Tempeh Creole
For the Marinade:
8 Tbsp. shoyu (soy sauce)
2 Tbsp. Creole seasoning
8 slices fresh ginger
2 1-inch pieces kombu (sea vegetable)
1/4 tsp. sea salt
2 cloves garlic, sliced
6 cups water
For the Tempeh:
2 8-oz. pkgs. tempeh
3 Tbsp. Creole seasoning
1/2 cup unbleached flour
4 Tbsp. canola oil
2 cups chopped onions
1 cup chopped bell peppers
1 cup chopped celery
2 cups peeled, seeded, and chopped tomatoes
1 Tbsp. chopped garlic
5 bay leaves
1/4 tsp. dried thyme
1/4 tsp. dried oregano
1/4 tsp. dried basil
1/2 cup dry red wine
Salt, to taste
Cayenne pepper, to taste
Freshly ground black pepper, to taste
3 Tbsp. chopped green onions
2 Tbsp. finely chopped parsley
• Combine all the ingredients for the marinade.
• Cut each pack of tempeh into 12 thin slices on a bias and simmer in the marinade for minimum of 45 minutes. Remove the tempeh and reserve the marinade liquid.
• In a mixing bowl, add the Creole seasoning and flour and mix well. Dredge the tempeh, coating completely.
• Heat a large pan and add the canola oil. When the oil is hot, brown the tempeh on both sides. Remove from the pan and set aside. (Might need to do this in two batches.)
• Add the onions, bell peppers, and celery. Cook for 5 minutes, or until the vegetables are wilted. Add the tomatoes and garlic. Cook, for about 3 more minutes.

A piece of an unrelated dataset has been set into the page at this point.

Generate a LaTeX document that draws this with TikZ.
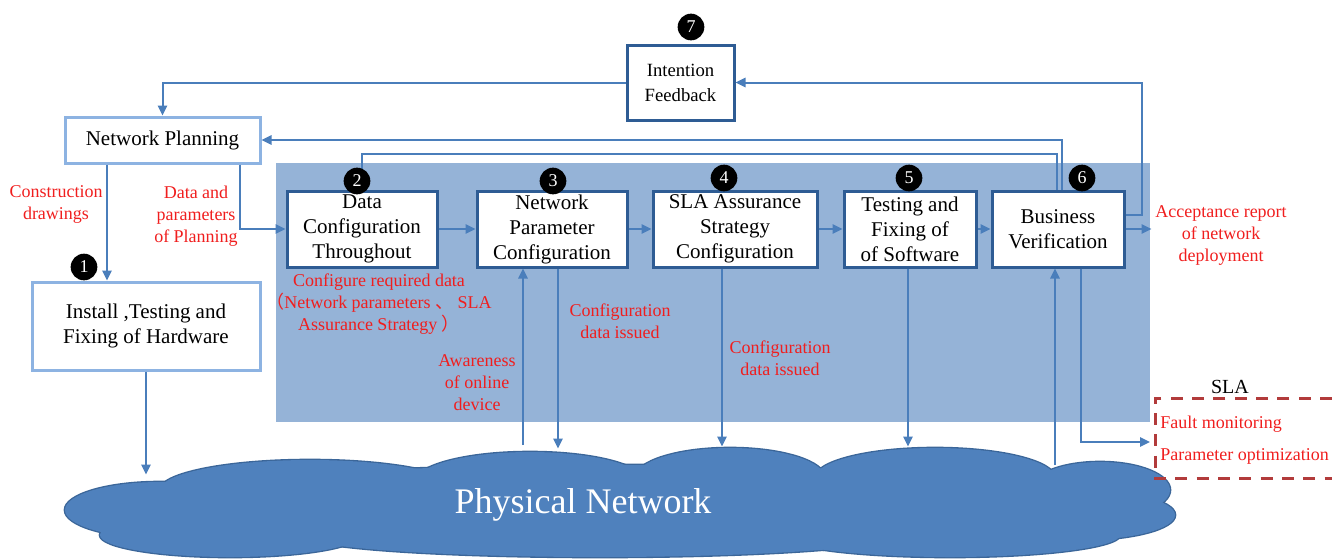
\documentclass[tikz,border=0pt]{standalone}
\usepackage{fontspec}
\setmainfont{Liberation Serif}
\newfontfamily\cjkfont{Noto Sans CJK SC}
\usetikzlibrary{arrows.meta,calc}
\definecolor{bgblue}{HTML}{95B3D7}
\definecolor{lightborder}{HTML}{8DB3E2}
\definecolor{darkborder}{HTML}{2E5C94}
\definecolor{arrblue}{HTML}{4A7EBB}
\definecolor{cloudfill}{HTML}{4F81BD}
\definecolor{cloudline}{HTML}{3B6699}
\definecolor{lblred}{HTML}{F01E1E}
\definecolor{slared}{HTML}{B23B3B}
\begin{document}
\begin{tikzpicture}[x=0.75pt,y=-0.75pt,
  boxtxt/.style={font=\fontsize{15.75}{18.75}\selectfont, align=center, inner sep=0pt, fill=white},
  lightbox/.style={boxtxt, draw=lightborder, line width=2.25pt},
  darkbox/.style={boxtxt, draw=darkborder, line width=2.25pt},
  conn/.style={draw=arrblue, line width=1.5pt},
  arr/.style={conn, -{Triangle[length=7.5pt,width=7pt]}},
  lbl/.style={text=lblred, font=\fontsize{13.5}{16.5}\selectfont, align=center, inner sep=0pt},
  num/.style={circle, fill=black, text=white, minimum size=20pt, inner sep=0pt, font=\fontsize{13.5}{13.5}\selectfont},
  lobe/.style={fill=cloudfill},
]
\useasboundingbox (0,0) rectangle (1332,558);
% background panel
\fill[bgblue] (276,163) rectangle (1150,422);

% cloud: outline pass then fill pass
\begin{scope}[draw=cloudline, line width=2pt]
\foreach \cx/\cy/\rx/\ry in {310/490/112.5/22.5, 530/482/86.25/22.5, 730/478/71.25/22.5, 935/478/90/22.5, 1100/490/52.5/21, 1080/515/71.25/18.75, 160/510/71.25/21, 230/535/97.5/16.5, 600/535/225/16.5, 950/535/127.5/16.5, 620/505/375/30}
  \filldraw[lobe] (\cx,\cy) ellipse [x radius=\rx pt, y radius=\ry pt];
\foreach \cx/\cy/\rx/\ry in {310/490/112.5/22.5, 530/482/86.25/22.5, 730/478/71.25/22.5, 935/478/90/22.5, 1100/490/52.5/21, 1080/515/71.25/18.75, 160/510/71.25/21, 230/535/97.5/16.5, 600/535/225/16.5, 950/535/127.5/16.5, 620/505/375/30}
  \fill[lobe] (\cx,\cy) ellipse [x radius=\rx pt, y radius=\ry pt];
\end{scope}
\node[text=white, font=\fontsize{27}{30}\selectfont, inner sep=0pt] (pn) at (583,505) {Physical Network};

% boxes
\node[lightbox, minimum width=146.25pt, minimum height=34.5pt] (NP) at (162.5,140) {Network Planning};
\node[lightbox, minimum width=171pt, minimum height=66pt] (HW) at (146,326) {Install ,Testing and\\Fixing of Hardware};
\node[darkbox, minimum width=80.25pt, minimum height=56.25pt, font=\fontsize{14}{18.75}\selectfont] (IF) at (680.5,82.5) {Intention\\Feedback};
\node[darkbox, minimum width=112.5pt, minimum height=57pt] (B2) at (362,229) {Data\\Configuration\\Throughout};
\node[darkbox, minimum width=112.5pt, minimum height=57pt] (B3) at (552,229) {Network\\Parameter\\Configuration};
\node[darkbox, minimum width=123pt, minimum height=57pt] (B4) at (735,229) {SLA Assurance\\Strategy\\Configuration};
\node[darkbox, minimum width=99pt, minimum height=57pt] (B5) at (910,229) {Testing and\\Fixing of\\of Software};
\node[darkbox, minimum width=99pt, minimum height=57pt] (B6) at (1058,229) {Business\\Verification};

% SLA box
\node[font=\fontsize{15}{18}\selectfont, inner sep=0pt] (slat) at (1230,387) {SLA};
\draw[slared, line width=2.25pt, dash pattern=on 9pt off 7pt] (1332,398) -- (1155,398) -- (1155,478) -- (1332,478);
\coordinate (slain) at (1150,442);
\node[lbl, anchor=west] (fm) at (1160,424) {Fault monitoring};
\node[lbl, anchor=west] (po) at (1160,456) {Parameter optimization};

% connectors
\draw[arr] (IF.west) -| (NP.north);
\draw[arr] ([yshift=10.5pt]B6.east) -- ++(16,0) |- (IF.east);
\draw[arr] ([xshift=3pt]B6.north) |- (NP.east);
\draw[conn] ([xshift=-0.75pt]B6.north) |- ($(B2.north)+(0,-36)$) -- (B2.north);
\draw[arr] (NP.south -| 107,0) -- (HW.north -| 107,0);
\draw[arr] (NP.south -| 240,0) |- (B2.west);
\draw[arr] (B2.east) -- (B3.west);
\draw[arr] (B3.east) -- (B4.west);
\draw[arr] (B4.east) -- (B5.west);
\draw[arr] (B5.east) -- (B6.west);
\draw[arr] (B6.east) -- ++(26,0) coordinate (acc);
\draw[arr] (HW.south) -- ++(0,103) coordinate (hwc);
\coordinate (aw) at (523,445);
\draw[arr] (aw) -- (B3.south -| aw);
\draw[arr] (B3.south -| 558,0) -- ++(0,180) coordinate (c3);
\draw[arr] (B4.south -| 722,0) -- ++(0,178) coordinate (c4);
\draw[arr] (B5.south -| 908,0) -- ++(0,178) coordinate (c5);
\coordinate (bv) at (1055,465);
\draw[arr] (bv) -- (B6.south -| bv);
\draw[arr] (B6.south -| 1081,0) |- (slain);

% numbered circles
\node[num] (n7) at (691,27) {7};
\node[num] (n2) at (357,181) {2};
\node[num] (n3) at (553,181) {3};
\node[num] (n4) at (724,178) {4};
\node[num] (n5) at (909,178) {5};
\node[num] (n6) at (1082,178) {6};
\node[num] (n1) at (84,267) {1};

% red labels
\node[lbl] (l1) at (56,204) {Construction\\drawings};
\node[lbl] (l2) at (196,216) {Data and\\parameters\\of Planning};
\node[lbl] (l3) at (379,304) {Configure required data\\{\cjkfont （}Network parameters {\cjkfont 、} SLA\\Assurance Strategy {\cjkfont ）}};
\node[lbl] (l4) at (620,321) {Configuration\\data issued};
\node[lbl] (l5) at (780,358) {Configuration\\data issued};
\node[lbl] (l6) at (477,383) {Awareness\\of online\\device};
\node[lbl] (l7) at (1221,235) {Acceptance report\\of network\\deployment};
\end{tikzpicture}
\end{document}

• Add the tempeh back into the pan along with bay leaves, thyme, oregano, basil, marinade liquid, and wine. Season with salt, cayenne pepper, and black pepper. Bring the liquid to a simmer, and cook for about 1/2 hour.
• Remove the bay leaves before you serve. Garnish with green onions and parsley.